Receita para se fazer a mais saborosa trilogia do rock espacial.

Ingredientes:

  1. ideais revolucionários
  2. gibis da Marvel
  3. uma porção generosa de anarquia
  4. uma pitada de Frank Zappa
  5. outra de Sun Ra
  6. filosofia riponga
  7. vida em comunidade
  8. surrealismo, esoterismo e outros ismos
  9. humor a gosto

Modo de fazer:

Misture tudo na cabeça de um chef talentoso, de preferência australiano e que atenda pelo nome de Daevid Allen.

Gong foto 1Como todas as grandes receitas, esta surgiu de um incidente.

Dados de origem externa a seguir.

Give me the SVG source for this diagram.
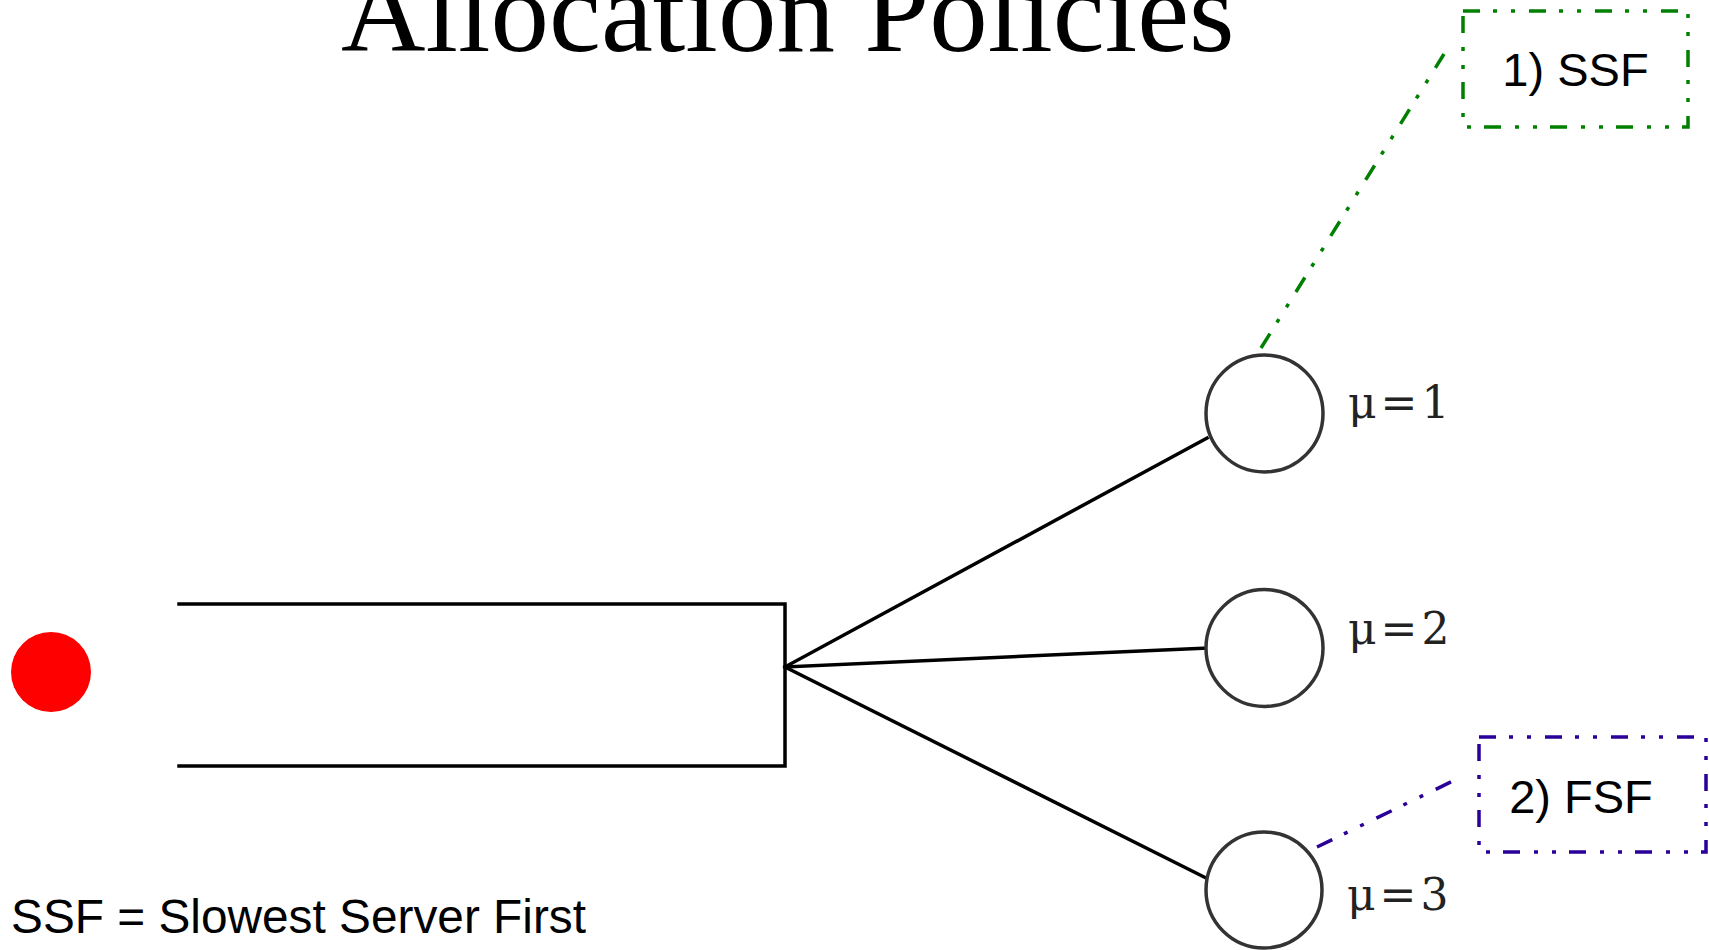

Daevid Allen era então o guitarrista fundador do Soft Machine e estava com a banda há um ano, tendo esta lançado apenas um compacto e feito fama no circuito underground de Londres, quando, na volta de uma viagem do grupo para St. Tropez, teve seu visto de entrada na Inglaterra negado por haver trabalhado ilegalmente no país.

Forçado a permanecer na França, ele se estabelece em Paris, onde vive Gilli Smyth, poetisa, jornalista e sua companheira desde 1964. Durante alguns meses os dois improvisam espetáculos de poesia e música e, como fiéis militantes da contra cultura da época, se embebedam dos humores revolucionários estudantis que culminariam no famoso Maio de 1968.

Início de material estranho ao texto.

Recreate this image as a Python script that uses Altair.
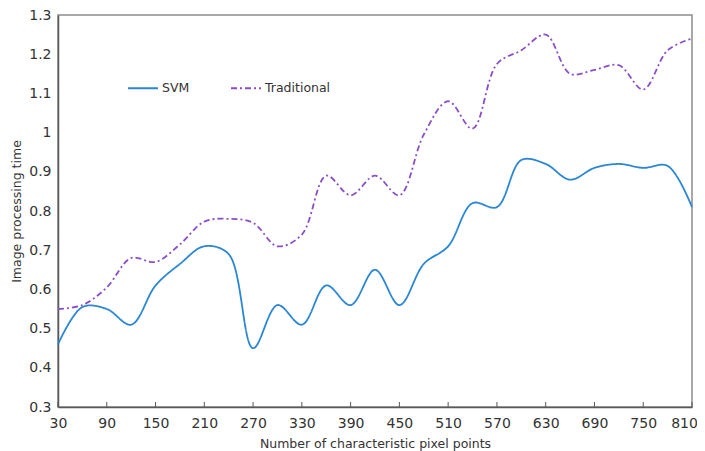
import altair as alt
import pandas as pd

# ---- data ----
x_vals = [30, 60, 90, 120, 150, 180, 210, 240, 270, 300, 330, 360, 390, 420,
          450, 480, 510, 540, 570, 600, 630, 660, 690, 720, 750, 780, 810]
svm = [0.46, 0.555, 0.55, 0.51, 0.61, 0.665, 0.71, 0.69, 0.45, 0.56, 0.51, 0.61, 0.56, 0.65,
       0.56, 0.665, 0.71, 0.82, 0.81, 0.93, 0.92, 0.88, 0.91, 0.92, 0.91, 0.915, 0.81]
traditional = [0.55, 0.56, 0.605, 0.68, 0.67, 0.715, 0.773, 0.78, 0.77, 0.71, 0.74, 0.89, 0.84, 0.89,
               0.84, 0.995, 1.08, 1.01, 1.175, 1.21, 1.25, 1.15, 1.16, 1.172, 1.11, 1.21, 1.24]
series_names = ["SVM", "Traditional"]
series_colors = ["#2B87D3", "#8A4FC6"]
series_dashes = [[1, 0], [6, 3, 2, 3]]
x_ticks = [30, 90, 150, 210, 270, 330, 390, 450, 510, 570, 630, 690, 750, 810]
y_ticks = [0.3, 0.4, 0.5, 0.6, 0.7, 0.8, 0.9, 1.0, 1.1, 1.2, 1.3]

rows = []
for xv, v in zip(x_vals, svm):
    rows.append({"x": xv, "series": "SVM", "y": v})
for xv, v in zip(x_vals, traditional):
    rows.append({"x": xv, "series": "Traditional", "y": v})
df = pd.DataFrame(rows)

W, H = 634, 392
FONT = "DejaVu Sans"
TXT = "#333333"
AX = "#595959"

x_scale = alt.Scale(domain=[30, 810], nice=False, zero=False)
y_scale = alt.Scale(domain=[0.3, 1.3], nice=False, zero=False)

legend = alt.Legend(
    title=None, orient="none", legendX=69, legendY=57, direction="horizontal",
    symbolType="stroke", symbolSize=900, symbolStrokeWidth=1.8,
    labelFont=FONT, labelFontSize=12.5, labelColor=TXT, labelOffset=3,
    columnPadding=37,
)

lines = alt.Chart(df).mark_line(interpolate="catmull-rom", strokeWidth=1.8).encode(
    x=alt.X("x:Q", scale=x_scale,
            axis=alt.Axis(values=x_ticks, title="Number of characteristic pixel points",
                          ticks=False, grid=False, labelFlush=False, labelOverlap=False,
                          labelOffset={"condition": {"test": "datum.value == 810", "value": -8},
                                       "value": 0},
                          labelPadding=9, titlePadding=7)),
    y=alt.Y("y:Q", scale=y_scale,
            axis=alt.Axis(values=y_ticks, format="~g", title="Image processing time",
                          ticks=False, grid=False, labelPadding=7, titlePadding=5)),
    color=alt.Color("series:N", scale=alt.Scale(domain=series_names, range=series_colors),
                    legend=legend),
    strokeDash=alt.StrokeDash("series:N",
                              scale=alt.Scale(domain=series_names, range=series_dashes),
                              legend=legend),
)

ticks = alt.Chart(pd.DataFrame({"x": x_ticks})).mark_rule(color=AX, strokeWidth=1).encode(
    x=alt.X("x:Q", scale=x_scale),
    y=alt.value(H),
    y2=alt.value(H - 5),
)

chart = alt.layer(ticks, lines).properties(
    width=W, height=H,
    autosize=alt.AutoSizeParams(type="none"),
    padding={"left": 50, "top": 7, "right": 5, "bottom": 44},
).configure_view(
    stroke="#8c8c8c", strokeWidth=1.5,
).configure_axis(
    labelFont=FONT, labelFontSize=14, labelColor=TXT,
    titleFont=FONT, titleFontSize=12.5, titleColor=TXT, titleFontWeight="normal",
    domainColor=AX, domainWidth=1.5,
)

chart.save("out.html", embed_options={"renderer": "svg", "actions": False})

Por volta dessa época, Allen recruta músicos locais e forma uma banda de jazz-rock para acompanhar o músico Don Cherry numa apresentação no Museu de Arte Moderna de Estocolmo. De volta à Paris a banda se desfaz e o Gong só vem a se formar em 1969 com talentos como Didier Malherbe no sax e Christian Tritsch no baixo. Em  1970, a banda ingressa no selo alternativo BYG para lançar o LP Magick Brother Mystick Sister (creditado apenas a Daevid Allen e Gilli Smyth).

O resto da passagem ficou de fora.